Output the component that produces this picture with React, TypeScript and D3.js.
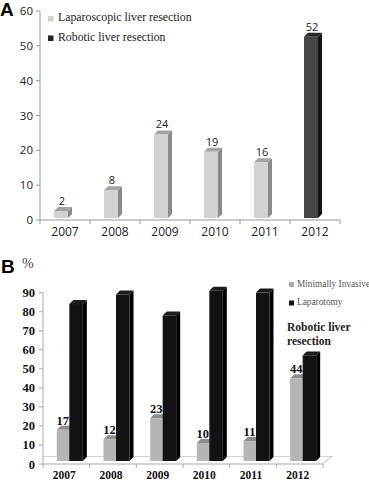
import { scaleBand, scaleLinear } from "d3";

// panel A
const yearsA = ["2007", "2008", "2009", "2010", "2011", "2012"];
const casesA = [2, 8, 24, 19, 16, 52];
const robotA = [false, false, false, false, false, true];
const legendA = ["Laparoscopic liver resection", "Robotic liver resection"];

// panel B
const yearsB = ["2007", "2008", "2009", "2010", "2011", "2012"];
const minInvasive = [17, 12, 23, 10, 11, 44];
const laparotomy = [83, 88, 77, 90, 89, 56];
const legendB = ["Minimally Invasive", "Laparotomy"];

const sans = "'Open Sans', 'DejaVu Sans', sans-serif";
const serif = "'Liberation Serif', 'DejaVu Serif', serif";

// simple extruded bar: front rect + top + right side
const Bar3D = ({ x, w, top, bottom, d, front, side, cap }) => (
  <g>
    <polygon points={`${x},${top} ${x + d},${top - d} ${x + w + d},${top - d} ${x + w},${top}`} fill={cap} />
    <polygon points={`${x + w},${top} ${x + w + d},${top - d} ${x + w + d},${bottom - d} ${x + w},${bottom}`} fill={side} />
    <rect x={x} y={top} width={w} height={bottom - top} fill={front} />
  </g>
);

const PanelA = () => {
  const x = scaleBand().domain(yearsA).range([40, 340]);
  const y = scaleLinear().domain([0, 60]).range([220, 11]);
  const bw = x.bandwidth();
  return (
    <g>
      <text x={0} y={16} fontFamily="'Liberation Sans', Arial, sans-serif" fontWeight="bold" fontSize={19}>A</text>
      {/* y axis */}
      <line x1={40} x2={40} y1={y(60)} y2={y(0)} stroke="#999" />
      {y.ticks(6).map((t) => (
        <g key={t}>
          <line x1={36} x2={40} y1={y(t)} y2={y(t)} stroke="#999" />
          <text x={33} y={y(t)} dy="0.36em" textAnchor="end" fontFamily={sans} fontSize={11.5} fill="#222">{t}</text>
        </g>
      ))}
      {/* x axis */}
      <line x1={40} x2={340} y1={y(0)} y2={y(0)} stroke="#999" />
      {[...yearsA.map((c) => x(c)), 340].map((p, i) => (
        <line key={i} x1={p} x2={p} y1={y(0)} y2={y(0) + 4} stroke="#999" />
      ))}
      {yearsA.map((c) => (
        <text key={c} x={x(c) + bw / 2} y={236} textAnchor="middle" fontFamily={sans} fontSize={12} fill="#222">{c}</text>
      ))}
      {yearsA.map((c, i) => {
        const bx = x(c) + bw / 2 - 11;
        const top = y(casesA[i]) - 2;
        const rob = robotA[i];
        return (
          <g key={c}>
            <Bar3D x={bx} w={14} d={4} top={top} bottom={y(0) - 2}
              front={rob ? "#454545" : "#d2d2d2"} side={rob ? "#151515" : "#8a8a8a"} cap={rob ? "#262626" : "#a4a4a4"} />
            <text x={bx + 8} y={top - 6} textAnchor="middle" fontFamily={sans} fontSize={11} fill="#222">{casesA[i]}</text>
          </g>
        );
      })}
      {/* legend */}
      <rect x={48} y={16} width={5.5} height={5.5} fill="#cfcfcf" />
      <text x={58} y={21} fontFamily={serif} fontSize={11.8} fill="#222">{legendA[0]}</text>
      <rect x={48} y={35.5} width={5.5} height={5.5} fill="#222" />
      <text x={58} y={40.5} fontFamily={serif} fontSize={11.8} fill="#222">{legendA[1]}</text>
    </g>
  );
};

const PanelB = () => {
  const x = scaleBand().domain(yearsB).range([43, 323]);
  const y = scaleLinear().domain([0, 90]).range([464, 292.7]);
  const bw = x.bandwidth();
  return (
    <g>
      <text x={1} y={273} fontFamily="'Liberation Sans', Arial, sans-serif" fontWeight="bold" fontSize={19}>B</text>
      <text x={22} y={268} fontFamily={serif} fontSize={14} fill="#444">%</text>
      {/* floor */}
      <line x1={43} x2={332} y1={456.5} y2={456.5} stroke="#d4d4d4" />
      <line x1={322} x2={332} y1={464} y2={456.5} stroke="#bbb" />
      {/* y axis */}
      <line x1={43} x2={43} y1={y(90)} y2={y(0)} stroke="#aaa" />
      {y.ticks(9).map((t) => (
        <g key={t}>
          <line x1={39} x2={43} y1={y(t)} y2={y(t)} stroke="#aaa" />
          <text x={35} y={y(t)} dy="0.36em" textAnchor="end" fontFamily={serif} fontWeight="bold" fontSize={12.5} fill="#111">{t}</text>
        </g>
      ))}
      <line x1={43} x2={322} y1={y(0)} y2={y(0)} stroke="#aaa" />
      {[...yearsB.map((c) => x(c)), 323].map((p, i) => (
        <line key={i} x1={p} x2={p} y1={y(0)} y2={y(0) + 4} stroke="#aaa" />
      ))}
      {yearsB.map((c) => (
        <text key={c} x={x(c) + bw / 2 - 2} y={479} textAnchor="middle" fontFamily={serif} fontWeight="bold" fontSize={11.5} fill="#111">{c}</text>
      ))}
      {yearsB.map((c, i) => {
        const gx = x(c) + bw / 2 - 9.5;
        const gTop = y(minInvasive[i]) - 2;
        const bTop = y(laparotomy[i]) - 2;
        return (
          <g key={c}>
            <Bar3D x={gx} w={12.5} d={4} top={gTop} bottom={y(0) - 3} front="#b5b5b5" side="#777" cap="#8c8c8c" />
            <Bar3D x={gx + 12.5} w={13.5} d={4} top={bTop} bottom={y(0) - 3} front="#121212" side="#000" cap="#1c1c1c" />
            <text x={gx + 6} y={gTop - 5} textAnchor="middle" fontFamily={serif} fontWeight="bold" fontSize={12.5} fill="#111">{minInvasive[i]}</text>
          </g>
        );
      })}
      {/* legend */}
      <rect x={289} y={282} width={5} height={5} fill="#aaa" />
      <text x={297} y={287} fontFamily={serif} fontSize={9.3} fill="#555">{legendB[0]}</text>
      <rect x={289} y={300.5} width={5} height={5} fill="#111" />
      <text x={297} y={305} fontFamily={serif} fontSize={9.3} fill="#555">{legendB[1]}</text>
      <text x={287} y={331} fontFamily={serif} fontWeight="bold" fontSize={11.5} fill="#222">Robotic liver</text>
      <text x={287} y={345} fontFamily={serif} fontWeight="bold" fontSize={11.5} fill="#222">resection</text>
    </g>
  );
};

const App = () => {
  return (
    <svg width={369} height={481} style={{ position: "absolute", left: 0, top: 0, background: "#fff" }}>
      <PanelA />
      <PanelB />
    </svg>
  );
};

export default App;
=-=-=
Required task:
Reproduce the material in its entirety and word for word, without the pictures.

Solution for this problem:
Output the component that produces this picture with React, TypeScript and D3.js.
import { scaleBand, scaleLinear } from "d3";

// panel A
const yearsA = ["2007", "2008", "2009", "2010", "2011", "2012"];
const casesA = [2, 8, 24, 19, 16, 52];
const robotA = [false, false, false, false, false, true];
const legendA = ["Laparoscopic liver resection", "Robotic liver resection"];

// panel B
const yearsB = ["2007", "2008", "2009", "2010", "2011", "2012"];
const minInvasive = [17, 12, 23, 10, 11, 44];
const laparotomy = [83, 88, 77, 90, 89, 56];
const legendB = ["Minimally Invasive", "Laparotomy"];

const sans = "'Open Sans', 'DejaVu Sans', sans-serif";
const serif = "'Liberation Serif', 'DejaVu Serif', serif";

// simple extruded bar: front rect + top + right side
const Bar3D = ({ x, w, top, bottom, d, front, side, cap }) => (
  <g>
    <polygon points={`${x},${top} ${x + d},${top - d} ${x + w + d},${top - d} ${x + w},${top}`} fill={cap} />
    <polygon points={`${x + w},${top} ${x + w + d},${top - d} ${x + w + d},${bottom - d} ${x + w},${bottom}`} fill={side} />
    <rect x={x} y={top} width={w} height={bottom - top} fill={front} />
  </g>
);

const PanelA = () => {
  const x = scaleBand().domain(yearsA).range([40, 340]);
  const y = scaleLinear().domain([0, 60]).range([220, 11]);
  const bw = x.bandwidth();
  return (
    <g>
      <text x={0} y={16} fontFamily="'Liberation Sans', Arial, sans-serif" fontWeight="bold" fontSize={19}>A</text>
      {/* y axis */}
      <line x1={40} x2={40} y1={y(60)} y2={y(0)} stroke="#999" />
      {y.ticks(6).map((t) => (
        <g key={t}>
          <line x1={36} x2={40} y1={y(t)} y2={y(t)} stroke="#999" />
          <text x={33} y={y(t)} dy="0.36em" textAnchor="end" fontFamily={sans} fontSize={11.5} fill="#222">{t}</text>
        </g>
      ))}
      {/* x axis */}
      <line x1={40} x2={340} y1={y(0)} y2={y(0)} stroke="#999" />
      {[...yearsA.map((c) => x(c)), 340].map((p, i) => (
        <line key={i} x1={p} x2={p} y1={y(0)} y2={y(0) + 4} stroke="#999" />
      ))}
      {yearsA.map((c) => (
        <text key={c} x={x(c) + bw / 2} y={236} textAnchor="middle" fontFamily={sans} fontSize={12} fill="#222">{c}</text>
      ))}
      {yearsA.map((c, i) => {
        const bx = x(c) + bw / 2 - 11;
        const top = y(casesA[i]) - 2;
        const rob = robotA[i];
        return (
          <g key={c}>
            <Bar3D x={bx} w={14} d={4} top={top} bottom={y(0) - 2}
              front={rob ? "#454545" : "#d2d2d2"} side={rob ? "#151515" : "#8a8a8a"} cap={rob ? "#262626" : "#a4a4a4"} />
            <text x={bx + 8} y={top - 6} textAnchor="middle" fontFamily={sans} fontSize={11} fill="#222">{casesA[i]}</text>
          </g>
        );
      })}
      {/* legend */}
      <rect x={48} y={16} width={5.5} height={5.5} fill="#cfcfcf" />
      <text x={58} y={21} fontFamily={serif} fontSize={11.8} fill="#222">{legendA[0]}</text>
      <rect x={48} y={35.5} width={5.5} height={5.5} fill="#222" />
      <text x={58} y={40.5} fontFamily={serif} fontSize={11.8} fill="#222">{legendA[1]}</text>
    </g>
  );
};

const PanelB = () => {
  const x = scaleBand().domain(yearsB).range([43, 323]);
  const y = scaleLinear().domain([0, 90]).range([464, 292.7]);
  const bw = x.bandwidth();
  return (
    <g>
      <text x={1} y={273} fontFamily="'Liberation Sans', Arial, sans-serif" fontWeight="bold" fontSize={19}>B</text>
      <text x={22} y={268} fontFamily={serif} fontSize={14} fill="#444">%</text>
      {/* floor */}
      <line x1={43} x2={332} y1={456.5} y2={456.5} stroke="#d4d4d4" />
      <line x1={322} x2={332} y1={464} y2={456.5} stroke="#bbb" />
      {/* y axis */}
      <line x1={43} x2={43} y1={y(90)} y2={y(0)} stroke="#aaa" />
      {y.ticks(9).map((t) => (
        <g key={t}>
          <line x1={39} x2={43} y1={y(t)} y2={y(t)} stroke="#aaa" />
          <text x={35} y={y(t)} dy="0.36em" textAnchor="end" fontFamily={serif} fontWeight="bold" fontSize={12.5} fill="#111">{t}</text>
        </g>
      ))}
      <line x1={43} x2={322} y1={y(0)} y2={y(0)} stroke="#aaa" />
      {[...yearsB.map((c) => x(c)), 323].map((p, i) => (
        <line key={i} x1={p} x2={p} y1={y(0)} y2={y(0) + 4} stroke="#aaa" />
      ))}
      {yearsB.map((c) => (
        <text key={c} x={x(c) + bw / 2 - 2} y={479} textAnchor="middle" fontFamily={serif} fontWeight="bold" fontSize={11.5} fill="#111">{c}</text>
      ))}
      {yearsB.map((c, i) => {
        const gx = x(c) + bw / 2 - 9.5;
        const gTop = y(minInvasive[i]) - 2;
        const bTop = y(laparotomy[i]) - 2;
        return (
          <g key={c}>
            <Bar3D x={gx} w={12.5} d={4} top={gTop} bottom={y(0) - 3} front="#b5b5b5" side="#777" cap="#8c8c8c" />
            <Bar3D x={gx + 12.5} w={13.5} d={4} top={bTop} bottom={y(0) - 3} front="#121212" side="#000" cap="#1c1c1c" />
            <text x={gx + 6} y={gTop - 5} textAnchor="middle" fontFamily={serif} fontWeight="bold" fontSize={12.5} fill="#111">{minInvasive[i]}</text>
          </g>
        );
      })}
      {/* legend */}
      <rect x={289} y={282} width={5} height={5} fill="#aaa" />
      <text x={297} y={287} fontFamily={serif} fontSize={9.3} fill="#555">{legendB[0]}</text>
      <rect x={289} y={300.5} width={5} height={5} fill="#111" />
      <text x={297} y={305} fontFamily={serif} fontSize={9.3} fill="#555">{legendB[1]}</text>
      <text x={287} y={331} fontFamily={serif} fontWeight="bold" fontSize={11.5} fill="#222">Robotic liver</text>
      <text x={287} y={345} fontFamily={serif} fontWeight="bold" fontSize={11.5} fill="#222">resection</text>
    </g>
  );
};

const App = () => {
  return (
    <svg width={369} height={481} style={{ position: "absolute", left: 0, top: 0, background: "#fff" }}>
      <PanelA />
      <PanelB />
    </svg>
  );
};

export default App;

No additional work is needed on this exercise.